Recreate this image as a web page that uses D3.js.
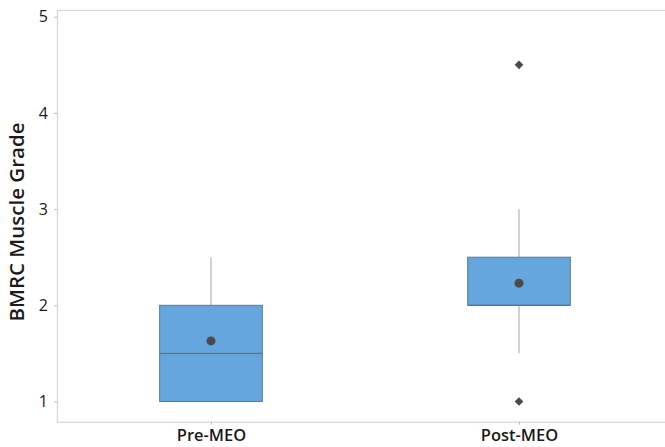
<!DOCTYPE html>
<html><head><meta charset="utf-8">
<script src="https://cdn.jsdelivr.net/npm/d3@7"></script>
<style>body{margin:0;background:#fff}svg{display:block}text{font-family:"Open Sans","Noto Sans",sans-serif}</style>
</head><body><svg id="c" width="665" height="447"></svg>
<script>
const categories = ["Pre-MEO", "Post-MEO"];
const q1 = [1.0, 2.0];
const median = [1.5, 2.0];
const q3 = [2.0, 2.5];
const whiskerLow = [1.0, 1.5];
const whiskerHigh = [2.5, 3.0];
const means = [1.63, 2.23];
const outliers = [[], [4.5, 1.0]];
const yTicks = [1, 2, 3, 4, 5];
const yTitle = "BMRC Muscle Grade";

const svg = d3.select("#c");
const L = 57, T = 10, R = 673, B = 421.7;
const y = d3.scaleLinear().domain([0.79, 5.07]).range([B, T]);
const x = d3.scalePoint().domain(categories).range([L, R]).padding(0.5);
const bw = x.step() / 3;

// frame
svg.append("rect").attr("x", L + 0.5).attr("y", T + 0.5).attr("width", R - L).attr("height", B - T)
  .attr("fill", "none").attr("stroke", "#d9d9d9").attr("stroke-width", 1.3);

// y axis
const ya = svg.append("g").attr("transform", `translate(${L},0)`)
  .call(d3.axisLeft(y).tickValues(yTicks).tickSize(3).tickPadding(6).tickFormat(d3.format("d")));
ya.select(".domain").remove();
ya.selectAll(".tick line").attr("stroke", "#bdbdbd");
ya.selectAll(".tick text").attr("font-size", 16).attr("fill", "#1a1a1a").attr("font-weight", 500);

// x axis
const xa = svg.append("g").attr("transform", `translate(0,${B})`)
  .call(d3.axisBottom(x).tickSize(3).tickPadding(5));
xa.select(".domain").remove();
xa.selectAll(".tick line").attr("stroke", "#bdbdbd");
xa.selectAll(".tick text").attr("font-size", 16.5).attr("fill", "#1a1a1a").attr("font-weight", 600);

svg.append("text").attr("transform", `translate(24,222) rotate(-90)`)
  .attr("text-anchor", "middle").attr("font-size", 20.5).attr("fill", "#1a1a1a").attr("font-weight", 600)
  .text(yTitle);

const g = svg.append("g");
categories.forEach((c, i) => {
  const cx = x(c);
  g.append("line").attr("x1", cx).attr("x2", cx).attr("y1", y(q3[i])).attr("y2", y(whiskerHigh[i]))
    .attr("stroke", "#a6a6a6").attr("stroke-width", 1);
  g.append("line").attr("x1", cx).attr("x2", cx).attr("y1", y(q1[i])).attr("y2", y(whiskerLow[i]))
    .attr("stroke", "#a6a6a6").attr("stroke-width", 1);
  g.append("rect").attr("x", cx - bw / 2).attr("y", y(q3[i])).attr("width", bw)
    .attr("height", y(q1[i]) - y(q3[i])).attr("fill", "#64a6dd").attr("stroke", "#5b7a93").attr("stroke-width", 1);
  g.append("line").attr("x1", cx - bw / 2).attr("x2", cx + bw / 2).attr("y1", y(median[i])).attr("y2", y(median[i]))
    .attr("stroke", "#4f6f8a").attr("stroke-width", 1);
  g.append("circle").attr("cx", cx).attr("cy", y(means[i])).attr("r", 4.5).attr("fill", "#4a4a4a");
  outliers[i].forEach(v => {
    g.append("path").attr("d", d3.symbol(d3.symbolSquare, 38)()).attr("transform", `translate(${cx},${y(v)}) rotate(45)`)
      .attr("fill", "#4a4a4a");
  });
});
</script></body></html>
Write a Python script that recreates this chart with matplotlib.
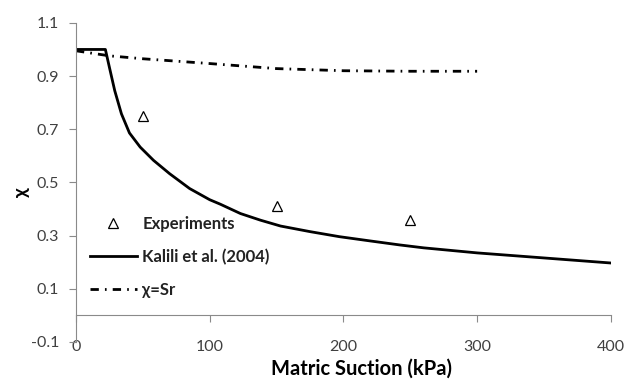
import numpy as np
import matplotlib.pyplot as plt

# data
exp_x = [50, 150, 250]
exp_y = [0.75, 0.41, 0.36]

kalili_x = [0, 22, 25, 29, 34, 40, 48, 58, 70, 85, 100, 108, 123, 138, 153,
            175, 197, 220, 242, 260, 300, 350, 400]
kalili_y = [1.0, 1.0, 0.933, 0.845, 0.758, 0.686, 0.633, 0.583, 0.533, 0.477, 0.435, 0.418, 0.383, 0.358, 0.336,
            0.315, 0.296, 0.280, 0.265, 0.254, 0.235, 0.216, 0.197]

sr_x = [0, 25, 50, 100, 150, 200, 250, 300]
sr_y = [0.995, 0.976, 0.965, 0.947, 0.928, 0.92, 0.918, 0.918]

x_ticks = [0, 100, 200, 300, 400]
y_ticks = [-0.1, 0.1, 0.3, 0.5, 0.7, 0.9, 1.1]

plt.rcParams['font.family'] = ['Lato', 'DejaVu Sans']

fig = plt.figure(figsize=(6.33, 3.81), dpi=100)
ax = fig.add_axes([0.120, 0.1024, 0.845, 0.8376])

ax.plot(exp_x, exp_y, linestyle='none', marker='^', markersize=6.5,
        markerfacecolor='white', markeredgecolor='black', markeredgewidth=0.9,
        label='Experiments')
ax.plot(kalili_x, kalili_y, color='black', lw=2, label='Kalili et al. (2004)')
ax.plot(sr_x, sr_y, color='black', lw=2, dashes=(3, 2.2, 0.6, 2.2), label='χ=Sr')

ax.set_xlim(0, 400)
ax.set_ylim(-0.1, 1.1)
ax.set_xticks(x_ticks)
ax.set_yticks(y_ticks)
ax.set_yticklabels(['-0.1', '0.1', '0.3', '0.5', '0.7', '0.9', '1.1'])

for s in ['top', 'right']:
    ax.spines[s].set_visible(False)
ax.spines['bottom'].set_position(('data', 0))
ax.spines['bottom'].set_color('#8a8a8a')
ax.spines['left'].set_color('#8a8a8a')
ax.tick_params(axis='both', colors='#8a8a8a', labelcolor='#404040', labelsize=11.5,
               direction='out', length=5)
ax.tick_params(axis='y', pad=7)
ax.tick_params(axis='x', pad=13)

ax.set_xlabel('Matric Suction (kPa)', fontsize=14.5, fontweight='bold', va='top')
ax.xaxis.set_label_coords(0.533, -0.052)
ax.set_ylabel('χ', fontsize=14, fontweight='bold')
ax.yaxis.set_label_coords(-0.086, 0.47)

leg = ax.legend(loc='upper left', bbox_to_anchor=(0.026, 0.395), frameon=False,
                borderpad=0, borderaxespad=0, handlelength=2.8, handletextpad=0.35,
                labelspacing=1.0, prop={'weight': 'bold', 'size': 12})
for t in leg.get_texts():
    t.set_color('#222222')

fig.savefig('out.png', dpi=100)
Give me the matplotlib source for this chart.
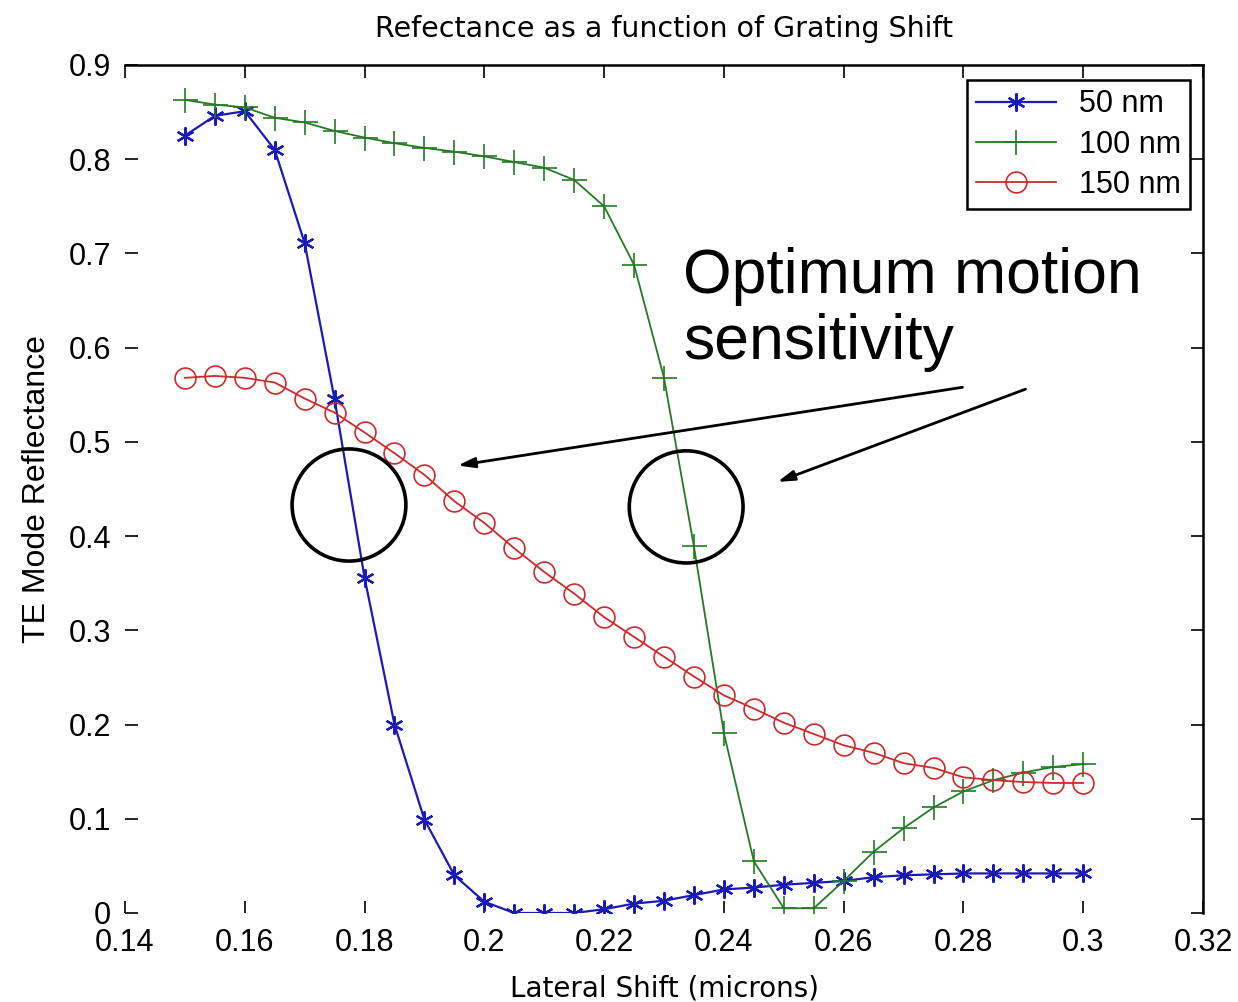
import matplotlib
matplotlib.use('Agg')  # no display
import matplotlib.pyplot as plt
import matplotlib.patches as patches

# lateral shift in microns, 0.150 .. 0.300 in 0.005 steps
shift = [0.150, 0.155, 0.160, 0.165, 0.170, 0.175, 0.180, 0.185, 0.190, 0.195,
         0.200, 0.205, 0.210, 0.215, 0.220, 0.225, 0.230, 0.235, 0.240, 0.245,
         0.250, 0.255, 0.260, 0.265, 0.270, 0.275, 0.280, 0.285, 0.290, 0.295,
         0.300]

r50 = [0.825, 0.846, 0.851, 0.810, 0.711, 0.545, 0.356, 0.200, 0.099, 0.040,
       0.012, 0.000, 0.000, 0.000, 0.004, 0.010, 0.013, 0.019, 0.025, 0.027,
       0.030, 0.032, 0.034, 0.038, 0.040, 0.041, 0.042, 0.042, 0.042, 0.042,
       0.042]

r100 = [0.863, 0.858, 0.855, 0.844, 0.839, 0.830, 0.823, 0.817, 0.812, 0.808,
        0.803, 0.797, 0.791, 0.778, 0.750, 0.688, 0.568, 0.389, 0.191, 0.055,
        0.005, 0.005, 0.034, 0.065, 0.090, 0.112, 0.129, 0.141, 0.149, 0.155,
        0.158]

r150 = [0.568, 0.570, 0.568, 0.563, 0.546, 0.531, 0.510, 0.488, 0.465, 0.437,
        0.414, 0.387, 0.362, 0.339, 0.314, 0.293, 0.272, 0.251, 0.231, 0.217,
        0.202, 0.190, 0.178, 0.170, 0.159, 0.154, 0.144, 0.141, 0.139, 0.138,
        0.138]

labels = ['50 nm', '100 nm', '150 nm']

xticks = [0.14, 0.16, 0.18, 0.20, 0.22, 0.24, 0.26, 0.28, 0.30, 0.32]
xticklabels = ['0.14', '0.16', '0.18', '0.2', '0.22', '0.24', '0.26', '0.28', '0.3', '0.32']
yticks = [0, 0.1, 0.2, 0.3, 0.4, 0.5, 0.6, 0.7, 0.8, 0.9]
yticklabels = ['0', '0.1', '0.2', '0.3', '0.4', '0.5', '0.6', '0.7', '0.8', '0.9']

plt.rcParams['font.family'] = ['Liberation Sans', 'DejaVu Sans']

fig = plt.figure(figsize=(12.38, 10.02), dpi=100)
ax = fig.add_axes([125 / 1238, 89 / 1002, 1078 / 1238, 848 / 1002])

ax.plot(shift, r50, color='#1a1ab8', lw=1.6, marker=(6, 2, 0), ms=13, mew=1.6,
        label=labels[0])
ax.plot(shift, r100, color='#237a23', lw=1.3, marker='+', ms=18, mew=1.2,
        label=labels[1])
ax.plot(shift, r150, color='#cc2a2a', lw=1.3, marker='o', ms=15, mew=1.2,
        mfc='none', label=labels[2])

ax.set_xlim(0.14, 0.32)
ax.set_ylim(0, 0.9)
ax.set_xticks(xticks)
ax.set_xticklabels(xticklabels)
ax.set_yticks(yticks)
ax.set_yticklabels(yticklabels)
ax.tick_params(direction='in', length=9, width=1.2, labelsize=22,
               top=True, right=True)
ax.tick_params(axis='x', pad=11)
ax.tick_params(axis='y', pad=10)

# the reference only shows the top and right box lines
ax.spines['left'].set_visible(False)
ax.spines['bottom'].set_visible(False)
ax.spines['top'].set_linewidth(1.8)
ax.spines['right'].set_linewidth(1.8)

ax.set_title('Refectance as a function of Grating Shift', fontsize=20.5,
             family='DejaVu Sans', pad=20)
ax.set_xlabel('Lateral Shift (microns)', fontsize=20, family='DejaVu Sans',
              labelpad=12)
ax.set_ylabel('TE Mode Reflectance', fontsize=23, labelpad=12)

leg = ax.legend(loc='upper right', bbox_to_anchor=(0.988, 0.982), fontsize=22,
                fancybox=False, framealpha=1, edgecolor='black',
                borderpad=0.3, labelspacing=0.33, handlelength=2.6,
                handletextpad=0.75, borderaxespad=0)
leg.get_frame().set_linewidth(1.8)

# annotation: circles, arrows and text
for cx, cy in [(0.1774, 0.433), (0.2337, 0.431)]:
    ax.add_patch(patches.Ellipse((cx, cy), 0.0190, 0.119, fill=False,
                                 ec='black', lw=2.6, zorder=5))

ax.annotate('', xy=(0.1951, 0.4745), xytext=(0.2803, 0.5584),
            arrowprops=dict(arrowstyle='-|>,head_length=1.0,head_width=0.3',
                            color='black', lw=2))
ax.annotate('', xy=(0.2485, 0.4565), xytext=(0.2908, 0.557),
            arrowprops=dict(arrowstyle='-|>,head_length=1.0,head_width=0.3',
                            color='black', lw=2))

ax.text(0.2332, 0.707, 'Optimum motion\nsensitivity', fontsize=45,
        va='top', ha='left', linespacing=1.15)

plt.savefig('out.png', dpi=100)
plt.close()
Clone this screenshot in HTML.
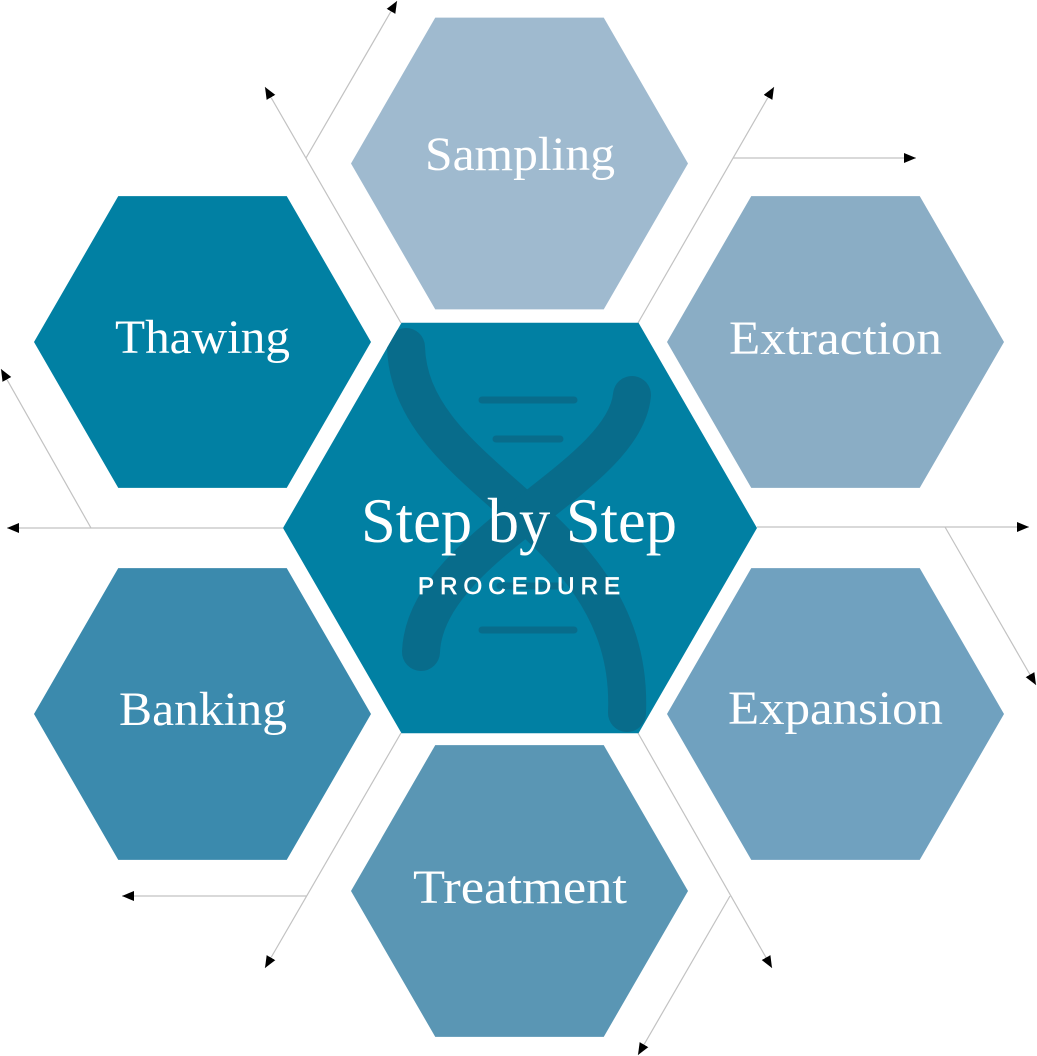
<!DOCTYPE html>
<html>
<head>
<meta charset="utf-8">
<style>
  html, body { margin: 0; padding: 0; background: #ffffff; }
  body { width: 1037px; height: 1056px; overflow: hidden; }
  svg { display: block; }
  .lbl { font-family: "Liberation Serif", "DejaVu Serif", serif; font-size: 48px; fill: #ffffff; }
</style>
</head>
<body>
<svg width="1037" height="1056" viewBox="0 0 1037 1056" xmlns="http://www.w3.org/2000/svg">
  <defs>
    <marker id="ah" markerUnits="userSpaceOnUse" markerWidth="13" markerHeight="11" refX="12" refY="5" orient="auto">
      <path d="M0,0 L12,5 L0,10 z" fill="#000000"/>
    </marker>
    <clipPath id="chex">
      <polygon points="283,528 401.5,322.8 638.5,322.8 757,528 638.5,733.2 401.5,733.2"/>
    </clipPath>
  </defs>

  <!-- connector lines -->
  <g stroke="#c2c2c2" stroke-width="1.2" fill="none">
    <line x1="401" y1="323" x2="265" y2="87" marker-end="url(#ah)"/>
    <line x1="306" y1="158" x2="397" y2="1" marker-end="url(#ah)"/>
    <line x1="638" y1="323" x2="774" y2="87" marker-end="url(#ah)"/>
    <line x1="733" y1="158" x2="916" y2="158" marker-end="url(#ah)"/>
    <line x1="283" y1="528" x2="7" y2="528" marker-end="url(#ah)"/>
    <line x1="91" y1="528" x2="1" y2="369" marker-end="url(#ah)"/>
    <line x1="757" y1="527" x2="1029" y2="527" marker-end="url(#ah)"/>
    <line x1="945" y1="527" x2="1036" y2="685" marker-end="url(#ah)"/>
    <line x1="401" y1="733" x2="265" y2="968" marker-end="url(#ah)"/>
    <line x1="307" y1="896" x2="122" y2="896" marker-end="url(#ah)"/>
    <line x1="638" y1="733" x2="772" y2="968" marker-end="url(#ah)"/>
    <line x1="730" y1="896" x2="638" y2="1055" marker-end="url(#ah)"/>
  </g>

  <!-- outer hexagons -->
  <polygon fill="#9fbacf" points="351,163.5 435.25,17.6 603.75,17.6 688,163.5 603.75,309.4 435.25,309.4"/>
  <polygon fill="#0180a3" points="34,342 118.25,196.1 286.75,196.1 371,342 286.75,487.9 118.25,487.9"/>
  <polygon fill="#8aadc5" points="667,342 751.25,196.1 919.75,196.1 1004,342 919.75,487.9 751.25,487.9"/>
  <polygon fill="#3b8aad" points="34,714 118.25,568.1 286.75,568.1 371,714 286.75,859.9 118.25,859.9"/>
  <polygon fill="#70a1bf" points="667,714 751.25,568.1 919.75,568.1 1004,714 919.75,859.9 751.25,859.9"/>
  <polygon fill="#5a96b4" points="351,891 435.25,745.1 603.75,745.1 688,891 603.75,1036.9 435.25,1036.9"/>

  <!-- center hexagon -->
  <polygon fill="#0180a3" points="283,528 401.5,322.8 638.5,322.8 757,528 638.5,733.2 401.5,733.2"/>

  <!-- DNA icon -->
  <g clip-path="url(#chex)" stroke="#086c8b" fill="none" stroke-linecap="round">
    <path d="M406,347 C410,485 635,520 627,713" stroke-width="38"/>
    <path d="M632,395 C624,480 425,545 421,652" stroke-width="38"/>
    <line x1="482" y1="400" x2="574" y2="400" stroke-width="7"/>
    <line x1="496" y1="439" x2="560" y2="439" stroke-width="7"/>
    <line x1="500" y1="586" x2="560" y2="586" stroke-width="7"/>
    <line x1="482" y1="630" x2="574" y2="630" stroke-width="7"/>
  </g>

  <!-- labels -->
  <text class="lbl" x="425" y="170" textLength="190" lengthAdjust="spacingAndGlyphs">Sampling</text>
  <text class="lbl" x="115" y="353" textLength="175" lengthAdjust="spacingAndGlyphs">Thawing</text>
  <text class="lbl" x="729" y="354" textLength="213" lengthAdjust="spacingAndGlyphs">Extraction</text>
  <text class="lbl" x="119" y="725" textLength="168" lengthAdjust="spacingAndGlyphs">Banking</text>
  <text class="lbl" x="728" y="724" textLength="215" lengthAdjust="spacingAndGlyphs">Expansion</text>
  <text class="lbl" x="413" y="903" textLength="214" lengthAdjust="spacingAndGlyphs">Treatment</text>

  <text x="361" y="542" textLength="316" lengthAdjust="spacingAndGlyphs"
        style="font-family:'Liberation Serif','DejaVu Serif',serif;font-size:63px;fill:#ffffff;">Step by Step</text>
  <text x="418" y="594" textLength="202" lengthAdjust="spacing"
        style="font-family:'Liberation Sans','DejaVu Sans',sans-serif;font-size:24px;fill:#ffffff;stroke:#ffffff;stroke-width:0.7;">PROCEDURE</text>
</svg>
</body>
</html>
----------------------------------------
▶ Written request: Everything from the line with "Give me the matplotlib source for this chart." down to the line with "ax = fig.add_axes([125" in the data above should be copied exactly, with both end lines kept and the pictures left out.

▶ Correct response:
Give me the matplotlib source for this chart.
import matplotlib
matplotlib.use('Agg')  # no display
import matplotlib.pyplot as plt
import matplotlib.patches as patches

# lateral shift in microns, 0.150 .. 0.300 in 0.005 steps
shift = [0.150, 0.155, 0.160, 0.165, 0.170, 0.175, 0.180, 0.185, 0.190, 0.195,
         0.200, 0.205, 0.210, 0.215, 0.220, 0.225, 0.230, 0.235, 0.240, 0.245,
         0.250, 0.255, 0.260, 0.265, 0.270, 0.275, 0.280, 0.285, 0.290, 0.295,
         0.300]

r50 = [0.825, 0.846, 0.851, 0.810, 0.711, 0.545, 0.356, 0.200, 0.099, 0.040,
       0.012, 0.000, 0.000, 0.000, 0.004, 0.010, 0.013, 0.019, 0.025, 0.027,
       0.030, 0.032, 0.034, 0.038, 0.040, 0.041, 0.042, 0.042, 0.042, 0.042,
       0.042]

r100 = [0.863, 0.858, 0.855, 0.844, 0.839, 0.830, 0.823, 0.817, 0.812, 0.808,
        0.803, 0.797, 0.791, 0.778, 0.750, 0.688, 0.568, 0.389, 0.191, 0.055,
        0.005, 0.005, 0.034, 0.065, 0.090, 0.112, 0.129, 0.141, 0.149, 0.155,
        0.158]

r150 = [0.568, 0.570, 0.568, 0.563, 0.546, 0.531, 0.510, 0.488, 0.465, 0.437,
        0.414, 0.387, 0.362, 0.339, 0.314, 0.293, 0.272, 0.251, 0.231, 0.217,
        0.202, 0.190, 0.178, 0.170, 0.159, 0.154, 0.144, 0.141, 0.139, 0.138,
        0.138]

labels = ['50 nm', '100 nm', '150 nm']

xticks = [0.14, 0.16, 0.18, 0.20, 0.22, 0.24, 0.26, 0.28, 0.30, 0.32]
xticklabels = ['0.14', '0.16', '0.18', '0.2', '0.22', '0.24', '0.26', '0.28', '0.3', '0.32']
yticks = [0, 0.1, 0.2, 0.3, 0.4, 0.5, 0.6, 0.7, 0.8, 0.9]
yticklabels = ['0', '0.1', '0.2', '0.3', '0.4', '0.5', '0.6', '0.7', '0.8', '0.9']

plt.rcParams['font.family'] = ['Liberation Sans', 'DejaVu Sans']

fig = plt.figure(figsize=(12.38, 10.02), dpi=100)
ax = fig.add_axes([125 / 1238, 89 / 1002, 1078 / 1238, 848 / 1002])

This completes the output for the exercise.